KANDAHAR, Afghanistan -- Afghan security officials say they have expelled 35 foreign Islamic clerics from southern Afghanistan.
The clerics, 31 from Pakistan and four from Iran, were removed from mosques in Dand district in southern Kandahar Province this week.
They were all accused of encouraging locals to wage a jihad, or holy struggle, against the Afghan government.
Ahmadullah Naziq, the head of the Dand district, told RFE/RL on October 11 that the Pakistani clerics had come from Pakistan's Balochistan Province.
Naziq said they were found with Pakistani identification cards and did not possess valid travel documents.
"We have questioned them and checked their properties in Muslim Bagh [district in Balochistan] they have Pakistani identity cards and do not carry Afghan ID cards," Naziq said.
"They have resettled in mosques in Afghan villages. They claim they are Afghans and they come from Kalat or Ghazni [Afghan cities] or other provinces."

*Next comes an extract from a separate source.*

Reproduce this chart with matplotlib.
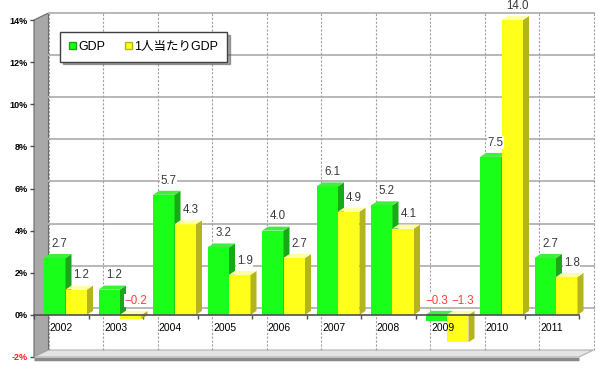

Naziq added that four Iranian nationals were also expelled from Kandahar.
Foreign Influence Blamed
The arrests and expulsion of the clerics follow an investigation launched last month after the authorities received information that the clerics were propagating jihad against the government.
Naziq claims foreign Islamic clerics are still arriving from Pakistan. He said Kandahar authorities were preparing for a broader action against the illegal immigration of foreigners into southern Afghanistan.
The expulsion of the Pakistani clerics comes amid worsening relations between Kabul and Islamabad due to cross-border attacks.
Afghan President Hamid Karzai has accused the Pakistani Army of indiscriminately shelling Afghan villages in order to further destabilize the already restive regions.
Islamabad, which denies the accusations, says its troops are responding to attacks by militants on the Afghan side of the border.